More than obscene, these films are short, rarely lasting more than 20 minutes. This is enough time to give a condensed, usually wordless narrative, or a filmed idea. Some of the films have no narrative at all, or a narrative that’s implied at best. The Wild World of Lydia Lunch includes a letter, tape-recorded by Lunch, detailing the financial and artistic woes of the letter-writer; as she narrates, we see her moping in her room and through the London streets. This film, though only 20 minutes, feels like a small eon; perhaps they play it on a loop in purgatory, to make the punishment seem longer.

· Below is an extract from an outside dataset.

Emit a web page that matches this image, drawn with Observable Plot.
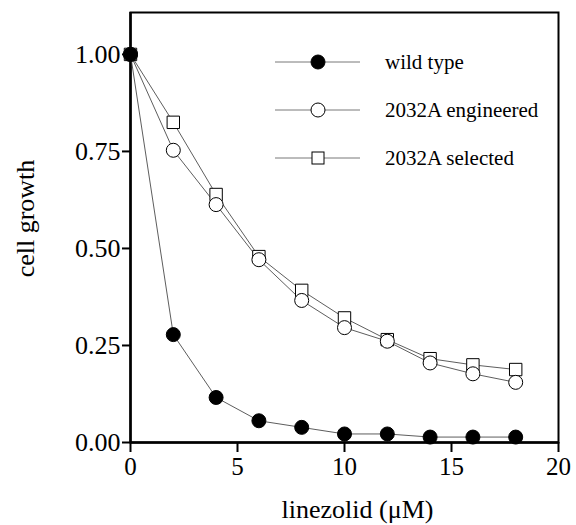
<!DOCTYPE html>
<html>
<head>
<meta charset="utf-8">
<script src="https://cdn.jsdelivr.net/npm/d3@7"></script>
<script src="https://cdn.jsdelivr.net/npm/@observablehq/plot@0.6"></script>
<style>
  html, body { margin: 0; padding: 0; background: #fff; }
  svg, svg text { font-family: "Liberation Serif", "DejaVu Serif", serif !important; font-variant-numeric: normal !important; }
</style>
</head>
<body>
<div id="chart"></div>
<script>
const concentrations = [0, 2, 4, 6, 8, 10, 12, 14, 16, 18];
const wildType   = [1.00, 0.278, 0.116, 0.056, 0.039, 0.022, 0.022, 0.014, 0.014, 0.014];
const engineered = [1.00, 0.753, 0.613, 0.471, 0.366, 0.296, 0.261, 0.205, 0.177, 0.155];
const selected   = [1.00, 0.825, 0.639, 0.479, 0.392, 0.321, 0.265, 0.216, 0.200, 0.188];
const seriesNames = ["wild type", "2032A engineered", "2032A selected"];
const xTicks = [0, 5, 10, 15, 20];
const yTicks = [0, 0.25, 0.5, 0.75, 1.0];
const xLabel = "linezolid (μM)";
const yLabel = "cell growth";

const toRows = (vals, name) => concentrations.map((c, i) => ({x: c, y: vals[i], series: name}));
const wt = toRows(wildType, seriesNames[0]);
const en = toRows(engineered, seriesNames[1]);
const se = toRows(selected, seriesNames[2]);

const lineStyle = {x: "x", y: "y", stroke: "#333", strokeWidth: 0.8};

const plot = Plot.plot({
  width: 576,
  height: 525,
  marginLeft: 130,
  marginRight: 18,
  marginTop: 12,
  marginBottom: 83,
  style: {fontFamily: "Liberation Serif", background: "#fff"},
  x: {domain: [0, 20]},
  y: {domain: [0, 1.108]},
  marks: [
    Plot.frame({stroke: "#000", strokeWidth: 2}),
    Plot.axisX({ticks: xTicks, tickSize: 10, tickPadding: 5, fontSize: 25, label: null, strokeWidth: 2}),
    Plot.axisY({ticks: yTicks, tickSize: 8, tickPadding: 2, fontSize: 26, tickFormat: d3.format(".2f"), label: null, strokeWidth: 2}),
    Plot.ruleX([0], {stroke: "#000", strokeWidth: 2.5}),
    Plot.ruleY([0], {stroke: "#000", strokeWidth: 2.5}),
    Plot.line(se, lineStyle),
    Plot.line(en, lineStyle),
    Plot.line(wt, lineStyle),
    Plot.dot(se, {x: "x", y: "y", symbol: "square", r: 7, fill: "#fff", stroke: "#000", strokeWidth: 1}),
    Plot.dot(en, {x: "x", y: "y", symbol: "circle", r: 7, fill: "#fff", stroke: "#000", strokeWidth: 1}),
    Plot.dot(wt, {x: "x", y: "y", symbol: "circle", r: 7, fill: "#000", stroke: "#000", strokeWidth: 1}),
    Plot.text([xLabel], {frameAnchor: "bottom", textAnchor: "middle", lineAnchor: "middle", dy: 67, dx: 13, fontSize: 26, fill: "#000"}),
    Plot.text([yLabel], {frameAnchor: "left", textAnchor: "middle", lineAnchor: "middle", rotate: -90, dx: -105, dy: -9, fontSize: 26, fill: "#000"})
  ]
});

document.getElementById("chart").appendChild(plot);

// Legend (inside the plot frame, top right)
const svg = d3.select(plot);
const legendItems = [
  {name: seriesNames[0], symbol: "circle", fill: "#000"},
  {name: seriesNames[1], symbol: "circle", fill: "#fff"},
  {name: seriesNames[2], symbol: "square", fill: "#fff"}
];
const lg = svg.append("g").attr("transform", "translate(275,62)");
legendItems.forEach((it, i) => {
  const g = lg.append("g").attr("transform", `translate(0,${i * 48})`);
  g.append("line").attr("x1", 0).attr("x2", 85).attr("y1", 0).attr("y2", 0)
    .attr("stroke", "#555").attr("stroke-width", 0.8);
  if (it.symbol === "circle") {
    g.append("circle").attr("cx", 43).attr("cy", 0).attr("r", 7)
      .attr("fill", it.fill).attr("stroke", "#000").attr("stroke-width", 1);
  } else {
    g.append("rect").attr("x", 37).attr("y", -6).attr("width", 12).attr("height", 12)
      .attr("fill", it.fill).attr("stroke", "#000").attr("stroke-width", 1);
  }
  g.append("text").attr("x", 110).attr("y", 0).attr("dy", "0.35em")
    .attr("text-anchor", "start")
    .attr("font-size", 21).attr("fill", "#000").text(it.name);
});
</script>
</body>
</html>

Another question, more or less independent of the obscenity one, is whether a work of art has merit. Take away the controversial elements, or consider them independently, and ask yourself if the work has anything of value to say. In the Realm of the Senses is a pornographic film, but it also tells a story; if you remove every explicit scene, or keep them as is, the film remains a study of obsession. Whether real sex should be shown or not is a separate issue.
There’s one more artistic question, even more basic than the first two: do you care to experience this? All art is judged, in part, on the people who answer “yes” to this question. This is not a question of quality, though if no one says “yes,” the art cannot survive. If art ceases to fill a need, it dies, however beautiful or rare.
Which brings us back to the central problem with Zedd’s films. In an era such as ours, can eye surgery, oral sex, simulated rape or menstrual blood be really subversive––when mainstream television is encouraging brides to get plastic surgery for their wedding day, when “reality tv” makes soap operas look real and nuanced, when, thanks to the internet, we’re even more aware of the war, poverty and devastation that fills most of the world? In Zedd’s films, a few characters die, but rarely (if ever) more than one per film. In mainstream movies, directors routinely kill entire neighborhoods just to get the audience’s attention. How can you transgress something so thoroughly amoral?
I am not the first person to bring this up. “The desensitization itself is the perversion,” Eugene Hütz, a Ukranian musician (and occasional actor––in Zedd’s films as well as others) said in an interview. “For example, Nick Zedd…was extremely subversive. [His films] challenged the remains of the plastic façade, the ‘Totem of the Depraved’ that had the power. Now, the fucking mainstream television is the Totem of the Depraved.”
The question, then, isn’t if his films are worth watching by the standards of a manifesto, but if they’re worth watching for you. I think the answer depends greatly on who you are. If you are a film student, a performance artist or Lester Bangs, Zedd’s films may be right for you. If you are sensitive to guts, gore, sex or nudity, these films aren’t. If you are none of the above, I suspect you’ll only watch the films once, though I don’t know what impact they’ll have on you.
I honestly cannot say that any of Zedd’s films gave me cause to think. My main thought, watching this collection, was “Why am I still watching this?” Yes, the films are unsettling, and most of them, despite being hampered by shoestring budgets, show Zedd’s vision and artistic talent. The acting, in the narrative features, is pretty good. They do not “tranquilize and obfuscate” as some avant-garde films do; for art films, they are refreshingly to the point. But they had no real effect on me.
Cinema of Transgression aimed to “go beyond all limits set or prescribed by taste, morality or any other traditional value system shackling the minds of men.” Unfortunately for us, television executives have found ways to accomplish this without challenging the status quo. Woe betide us, starting with them!